Barbadians have been through a lot over the past 10 to 15 years, and they deserve to feel their sacrifices were worth it.
A Prime Minister died in office, an economic crisis brought the country to the brink of collapse, the island lost its prized investment-grade status and fell to junk bond realm.
Added to the mix of travails was a deadly, once-in-a-century global pandemic that decimated the tourism sector, killed hundreds of Barbadians and sickened thousands, while causing innumerable social challenges from which the country is still recovering three years after the fact.
The voting public sent a very strong message of dissatisfaction with the last administration; many stayed at home and those who went to the polls registered their support for a complete change.

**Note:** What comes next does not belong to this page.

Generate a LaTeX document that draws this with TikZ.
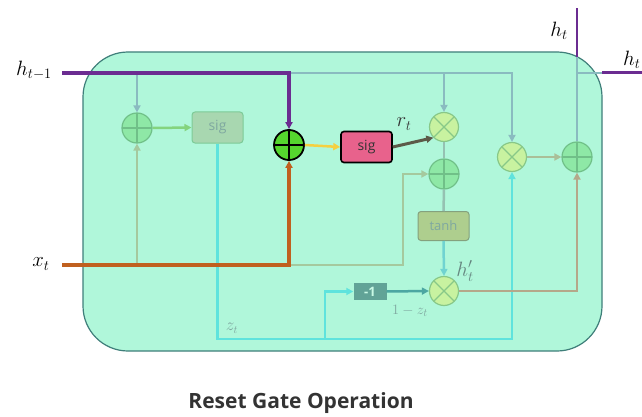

On two consecutive occasions, they provided the current administration with a clean sweep and a decisive mandate to rule.
While the Opposition seeks to regroup, it is recognised that internal disputes and wrangling still plague the political institution. On the other hand, there are signs of cautious optimism from the captains of industry that there is reason to hope that the economy is going in the right direction.
Though the political party leaders will throw their barbs and propagate a message that meets their purposes, ordinary Barbadians desire not fancy words but evidence that their lives are improving and that their future will be better than their past.
Tuesday’s debate in the House of Assembly presented a picture from which two sides have painted contrasting images of where the country stands.
The government is entering an arrangement with a consortium of three Canadian-owned, locally operated commercial banks to borrow $600 million. The amount is massive and by the admission of Minister of State in the Ministry of Finance, Ryan Straughn, it is the biggest local loan agreement any government has entered.
What is also unique about the deal, is that the more than half-billion dollars which will be repaid at a rate of 3.25 per cent over 20 years will pay off other loans for which the government is paying rates of between four and eight per cent.
In addition, the administration says the loan “will not add to the debt” and the $300 million in interest savings will be used to build a tertiary-level sewage system on the island’s South Coast and undertake much work at the Barbados Water Authority (BWA).
However, Opposition Leader Ralph Thorne has warned that a $600 million loan is still a loan that the country’s young people will be repaying up to the year 2044.
Contending that the loan “increases the national indebtedness”, he queried: “Are debt-swap arrangements pursued by countries that are experiencing difficulties in paying their debts?”
In support of the government’s position, Straughn assured that this was not the case. In fact, he charged it was the “fiscal indiscipline” of the former Democratic Labour Party administration that required debt restructuring by the Mottley government and the need to fix the sewage spilling in the streets, buy buses and garbage trucks and pull the economy from certain economic peril.
In the middle of this verbal battle is the general public who must try to figure out on which side they will place their bets.
What is evident from the $600 million loan and the posture of some members of the local banking community is that confidence is returning, even if it is guarded.
CIBC, which is structuring the loan, will finance $360 million, RBC will provide $140 million, and Scotiabank will put $100 million. Of the three institutions, CIBC has been the most aggressive in its show of confidence, having purchased $100 million in government’s BOSS Bonds in April 2023.
At a time when the local investing community was reticent about buying government paper after the 2018/2019 debt restructuring and an unprecedented sovereign debt default, CIBC stepped up and demonstrated its confidence in the government’s fiscal strategy and the results it was producing.
Over the coming months and years, it will be for individual Barbadians and households to decide whether the positive effects of which the commercial banking sector is confident, have reached the man and woman in the street.
It will be for the masses to signal to the administration that they too are convinced that life is better for them.